»»
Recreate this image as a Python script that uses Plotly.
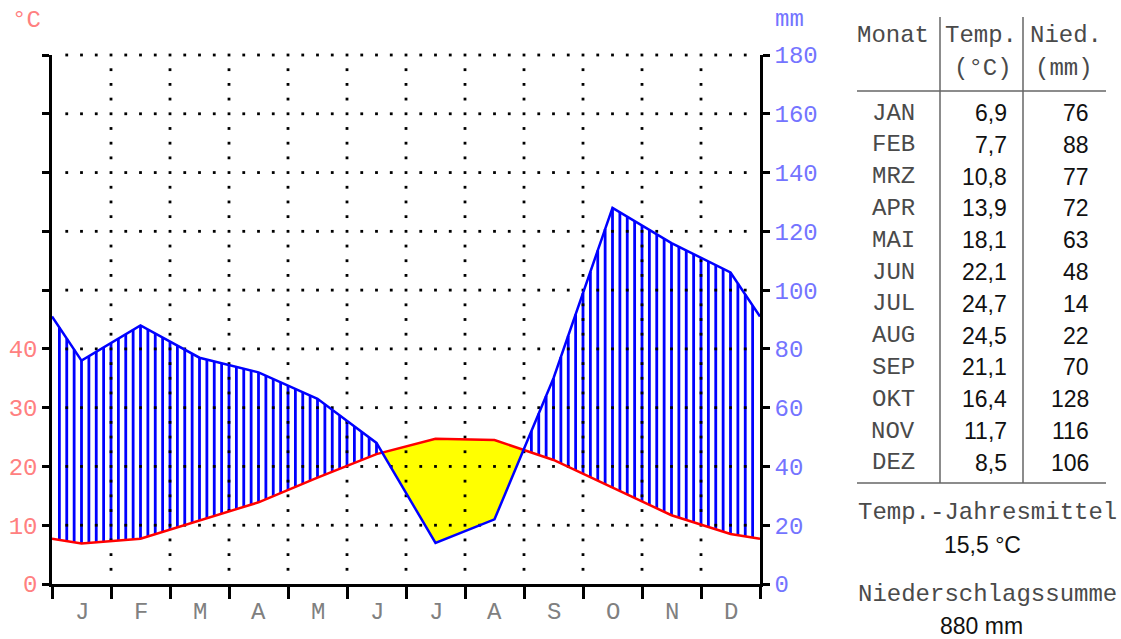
import numpy as np
import plotly.graph_objects as go

# ---------------- data ----------------
month_letters = ["J", "F", "M", "A", "M", "J", "J", "A", "S", "O", "N", "D"]
month_names = ["JAN", "FEB", "MRZ", "APR", "MAI", "JUN", "JUL", "AUG", "SEP", "OKT", "NOV", "DEZ"]
temp = [6.9, 7.7, 10.8, 13.9, 18.1, 22.1, 24.7, 24.5, 21.1, 16.4, 11.7, 8.5]
precip = [76, 88, 77, 72, 63, 48, 14, 22, 70, 128, 116, 106]
temp_tick_vals = [0, 10, 20, 30, 40, 50, 60, 70, 80, 90]
temp_tick_text = ["0", "10", "20", "30", "40", "", "", "", "", ""]
precip_tick_vals = [0, 20, 40, 60, 80, 100, 120, 140, 160, 180]

# ---------------- layout geometry ----------------
W, H = 1121, 639
X0, X1, Y0, Y1 = 52, 760, 584, 55  # plot area in pixels


def px(x):
    return (x - X0) / (X1 - X0)


def py(y):
    return (Y0 - y) / (Y0 - Y1)


MONO = "Courier New, Liberation Mono, monospace"
SANS = "Arial, Liberation Sans, sans-serif"
RED_T = "#ff8080"
BLUE_T = "#7474ff"
MONO_C = "#4a4a4a"

# curves (precip in temperature units: 20 mm = 10 degC), extended to the edges
xs = [0.0] + [i + 0.5 for i in range(12)] + [12.0]
edge_t = (temp[0] + temp[-1]) / 2
edge_p = (precip[0] + precip[-1]) / 2
ts = [edge_t] + temp + [edge_t]
ps = [p / 2 for p in [edge_p] + precip + [edge_p]]

fig = go.Figure()

# dummy trace to activate right axis
fig.add_trace(go.Scatter(x=[c + 0.5 for c in range(12)], y=precip, yaxis="y2", mode="lines",
                         line=dict(width=0), opacity=0, hoverinfo="skip", showlegend=False))

# humid hatching
xh = np.arange(1, 96) * 0.125
th = np.interp(xh, xs, ts)
ph = np.interp(xh, xs, ps)
hx, hy = [], []
for x, t, p in zip(xh, th, ph):
    if p > t:
        hx += [x, x, None]
        hy += [t, p, None]
fig.add_trace(go.Scatter(x=hx, y=hy, mode="lines", line=dict(color="#0000ff", width=2.8),
                         hoverinfo="skip", showlegend=False))

# arid polygons
polys = []
top, bot = None, None
for i in range(len(xs)):
    d = ts[i] - ps[i]
    if i > 0:
        dp = ts[i - 1] - ps[i - 1]
        if (dp > 0) != (d > 0):
            f = dp / (dp - d)
            xc = xs[i - 1] + f * (xs[i] - xs[i - 1])
            yc = ts[i - 1] + f * (ts[i] - ts[i - 1])
            if d > 0:
                top, bot = [(xc, yc)], []
            else:
                top.append((xc, yc))
                polys.append(top + bot[::-1])
                top, bot = None, None
    if d > 0:
        if top is None:
            top, bot = [], []
        top.append((xs[i], ts[i]))
        bot.append((xs[i], ps[i]))
if top:
    polys.append(top + bot[::-1])
for poly in polys:
    fig.add_trace(go.Scatter(x=[q[0] for q in poly] + [poly[0][0]], y=[q[1] for q in poly] + [poly[0][1]],
                             mode="lines", fill="toself", fillcolor="#ffff00", line=dict(width=0),
                             hoverinfo="skip", showlegend=False))

# dotted grid
dx, dy = [], []
for yv in range(10, 91, 10):
    for k in range(1, 48):
        dx.append(k * 0.25)
        dy.append(yv)
for xv in range(1, 12):
    for k in range(1, 36):
        if k % 4 != 0:
            dx.append(xv)
            dy.append(k * 2.5)
fig.add_trace(go.Scatter(x=dx, y=dy, mode="markers", marker=dict(symbol="square", size=2.8, color="black"),
                         cliponaxis=False, hoverinfo="skip", showlegend=False))

# lines
fig.add_trace(go.Scatter(x=xs, y=ts, mode="lines", line=dict(color="#ff0000", width=2.5),
                         showlegend=False, name="Temp."))
fig.add_trace(go.Scatter(x=xs, y=ps, mode="lines", line=dict(color="#0000ff", width=2.5),
                         showlegend=False, name="Nied."))

annotations = []
shapes = []


def text(x, y, s, font=MONO, size=24, color=MONO_C, xanchor="center"):
    annotations.append(dict(x=px(x), y=py(y), xref="paper", yref="paper", text=s, showarrow=False,
                            xanchor=xanchor, yanchor="middle", font=dict(family=font, size=size, color=color)))


def line(xa, ya, xb, yb, color="#666666", width=1.5):
    shapes.append(dict(type="line", xref="paper", yref="paper", x0=px(xa), y0=py(ya), x1=px(xb), y1=py(yb),
                       line=dict(color=color, width=width)))


# axis titles
text(26, 20, "°C", color=RED_T)
text(789, 19, "mm", color=BLUE_T)

# month letters
for i, m in enumerate(month_letters):
    text(X0 + (i + 0.5) * (X1 - X0) / 12, 612, m, color="#808080")

# table
text(893, 35, "Monat")
text(981, 35, "Temp.")
text(983, 68, "(°C)")
text(1066, 35, "Nied.")
text(1064, 68, "(mm)")
line(940, 17, 940, 483)
line(1023, 17, 1023, 483)
line(857, 91, 1106, 91)
line(857, 483, 1106, 483)
for i, (mn, t, p) in enumerate(zip(month_names, temp, precip)):
    yy = 113 + i * 31.8
    text(893, yy, mn)
    text(1009, yy, f"{t:.1f}".replace(".", ","), font=SANS, size=23, color="#111111", xanchor="right")
    text(1091, yy, f"{p}", font=SANS, size=23, color="#111111", xanchor="right")

mean_t = sum(temp) / len(temp)
text(987, 512, "Temp.-Jahresmittel")
text(983, 545, f"{mean_t:.1f} °C".replace(".", ","), font=SANS, size=23, color="#111111")
text(987, 594, "Niederschlagssumme")
text(981, 626, f"{sum(precip)} mm", font=SANS, size=23, color="#111111")

fig.update_layout(
    template="none",
    width=W, height=H,
    margin=dict(l=X0, r=W - X1, t=Y1, b=H - Y0, pad=0),
    paper_bgcolor="white", plot_bgcolor="white",
    showlegend=False,
    xaxis=dict(range=[0, 12], tickvals=list(range(13)), showticklabels=False, ticks="outside",
               ticklen=12, tickwidth=2.5, tickcolor="black", showline=True, linecolor="black",
               linewidth=2.5, showgrid=False, zeroline=False, automargin=False, fixedrange=True),
    yaxis=dict(range=[0, 90], tickvals=temp_tick_vals, ticktext=temp_tick_text, ticks="outside",
               ticklen=7, tickwidth=2.5, tickcolor="black", showline=True, linecolor="black",
               linewidth=2.5, showgrid=False, zeroline=False, automargin=False,
               tickfont=dict(family=MONO, size=24, color=RED_T), fixedrange=True),
    yaxis2=dict(range=[0, 180], overlaying="y", side="right", tickvals=precip_tick_vals, ticks="outside",
                ticklen=7, tickwidth=2.5, tickcolor="black", showline=True, linecolor="black",
                linewidth=2.5, showgrid=False, zeroline=False, automargin=False,
                tickfont=dict(family=MONO, size=24, color=BLUE_T), fixedrange=True),
    annotations=annotations,
    shapes=shapes,
)

fig.write_html("out.html", config={"displayModeBar": False},
               post_script="document.body.style.margin='0';")
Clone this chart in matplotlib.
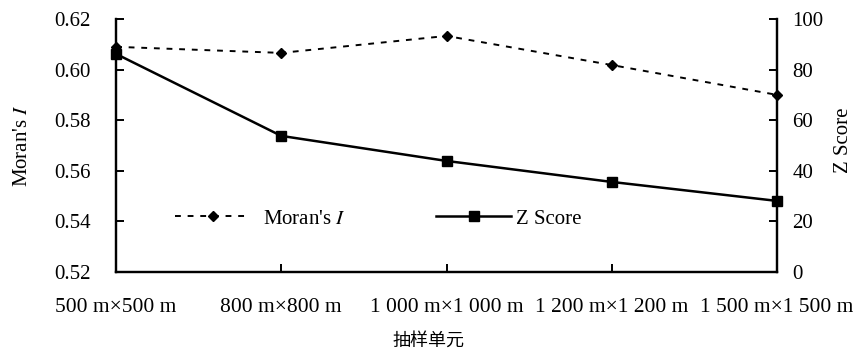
import matplotlib
matplotlib.use('agg')
import matplotlib.pyplot as plt

# data
units = ['500 m×500 m', '800 m×800 m', '1 000 m×1 000 m', '1 200 m×1 200 m', '1 500 m×1 500 m']
morans_i = [0.609, 0.6066, 0.6133, 0.6018, 0.590]
z_score = [86.2, 53.8, 43.9, 35.6, 28.1]

plt.rcParams['font.family'] = ['Liberation Serif', 'Noto Sans CJK SC']
plt.rcParams['mathtext.fontset'] = 'stix'
plt.rcParams['font.size'] = 15

fig = plt.figure(figsize=(8.55, 3.61), dpi=100)
ax = fig.add_axes([0.1357, 0.2465, 0.7731, 0.7009])
ax2 = ax.twinx()

x = range(len(units))
l1, = ax.plot(x, morans_i, color='black', lw=1.4, ls=(0, (3, 3.5)),
              marker='D', ms=5.5, label="Moran's $\\mathit{I}$", clip_on=False)
l2, = ax2.plot(x, z_score, color='black', lw=1.8, marker='s', ms=7.5,
               label='Z Score', clip_on=False)

ax.set_xlim(0, 4)
ax.set_ylim(0.52, 0.62)
ax.set_yticks([0.52, 0.54, 0.56, 0.58, 0.60, 0.62])
ax.set_yticklabels(['0.52', '0.54', '0.56', '0.58', '0.60', '0.62'])
ax2.set_ylim(0, 100)
ax2.set_yticks(range(0, 101, 20))
ax.set_xticks(list(x))
ax.set_xticklabels(units, fontsize=15.5)

for a in (ax, ax2):
    a.spines['top'].set_visible(False)
    for s in a.spines.values():
        s.set_linewidth(1.6)
ax.tick_params(axis='x', direction='in', length=6, width=1.4, pad=19)
ax.tick_params(axis='y', direction='in', length=6, width=1.4, pad=18)
ax2.tick_params(axis='y', direction='in', length=6, width=1.4, pad=11)

ax.set_ylabel("Moran's $\\mathit{I}$")
ax.yaxis.set_label_coords(-0.127, 0.5)
ax2.set_ylabel('Z Score')
ax2.yaxis.set_label_coords(1.086, 0.52)
ax.set_xlabel('抽样单元', fontsize=13)
ax.xaxis.set_label_coords(0.472, -0.24)

# two separate legend entries, placed like the original
leg1 = ax.legend(handles=[l1], loc='center left', bbox_to_anchor=(0.074, 0.21),
                 frameon=False, borderpad=0, handlelength=3.6, handletextpad=0.6)
ax.add_artist(leg1)
ax.legend(handles=[l2], loc='center left', bbox_to_anchor=(0.469, 0.21),
          frameon=False, borderpad=0, handlelength=3.6, handletextpad=0.2)

fig.savefig('out.png', dpi=100)
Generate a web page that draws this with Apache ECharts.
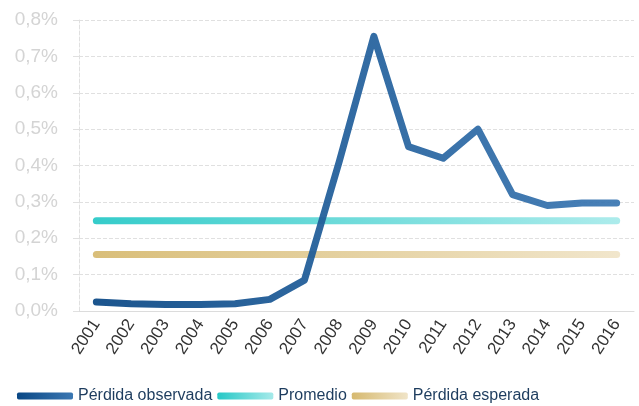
<!DOCTYPE html>
<html lang="es">
<head>
    <meta charset="utf-8" />
    <title></title>
    <script src="https://cdn.jsdelivr.net/npm/echarts@6/dist/echarts.min.js"></script>
</head>
<body style="margin:0">
    <div id="main" style="width:639px;height:406px"></div>
    <script>
        // datos del grafico
        var years = ['2001', '2002', '2003', '2004', '2005', '2006', '2007', '2008',
            '2009', '2010', '2011', '2012', '2013', '2014', '2015', '2016'];
        var perdidaObservada = [0.025, 0.02, 0.018, 0.018, 0.02, 0.032, 0.085, 0.41,
            0.755, 0.452, 0.42, 0.5, 0.32, 0.29, 0.297, 0.297];
        var promedio = [0.248, 0.248, 0.248, 0.248, 0.248, 0.248, 0.248, 0.248,
            0.248, 0.248, 0.248, 0.248, 0.248, 0.248, 0.248, 0.248];
        var perdidaEsperada = [0.155, 0.155, 0.155, 0.155, 0.155, 0.155, 0.155, 0.155,
            0.155, 0.155, 0.155, 0.155, 0.155, 0.155, 0.155, 0.155];

        function grad(a, b) {
            return new echarts.graphic.LinearGradient(0, 0, 1, 0, [
                { offset: 0, color: a },
                { offset: 1, color: b }
            ]);
        }

        var myChart = echarts.init(document.getElementById('main'));

        function serie(name, data, c1, c2) {
            return {
                name: name,
                type: 'line',
                data: data,
                symbol: 'none',
                animation: false,
                itemStyle: { color: grad(c1, c2) },
                lineStyle: { width: 7, cap: 'round', join: 'round', color: grad(c1, c2), opacity: 0.93 }
            };
        }

        var option = {
            animation: false,
            grid: { left: 79, right: 5, top: 20, bottom: 95 },
            legend: {
                left: 12,
                bottom: -3,
                itemWidth: 56,
                itemHeight: 7,
                itemGap: 5,
                icon: 'roundRect',
                textStyle: { color: '#1d3c5e', fontSize: 16, fontFamily: 'Liberation Sans' },
                data: ['Pérdida observada', 'Promedio', 'Pérdida esperada']
            },
            xAxis: {
                type: 'category',
                data: years,
                boundaryGap: true,
                axisLine: { lineStyle: { color: '#dcdcdc', width: 1 } },
                axisTick: { length: 5, lineStyle: { color: '#dcdcdc' } },
                axisLabel: {
                    rotate: 57,
                    color: '#333333',
                    fontSize: 17,
                    fontFamily: 'Liberation Sans',
                    margin: 10
                }
            },
            yAxis: {
                type: 'value',
                min: 0,
                max: 0.8,
                interval: 0.1,
                axisLine: { show: true, lineStyle: { color: '#e0e0e0', type: 'dashed' } },
                axisTick: { show: true, length: 6, lineStyle: { color: '#e0e0e0' } },
                splitLine: { lineStyle: { color: '#e0e0e0', type: 'dashed' } },
                axisLabel: {
                    color: '#d4d4d4',
                    fontSize: 19,
                    fontFamily: 'Liberation Sans',
                    margin: 21,
                    formatter: function (v) { return v.toFixed(1).replace('.', ',') + '%'; }
                }
            },
            series: [
                serie('Pérdida esperada', perdidaEsperada, '#d6b96f', '#f0e4c8'),
                serie('Promedio', promedio, '#26c8c6', '#a6eaea'),
                serie('Pérdida observada', perdidaObservada, '#0a4885', '#3b77b2')
            ]
        };
        myChart.setOption(option);
    </script>
</body>
</html>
««
Where a line above contains the string "matplotlib", copy that line.

Clone this chart in matplotlib.
import matplotlib
matplotlib.use('agg')
import matplotlib.pyplot as plt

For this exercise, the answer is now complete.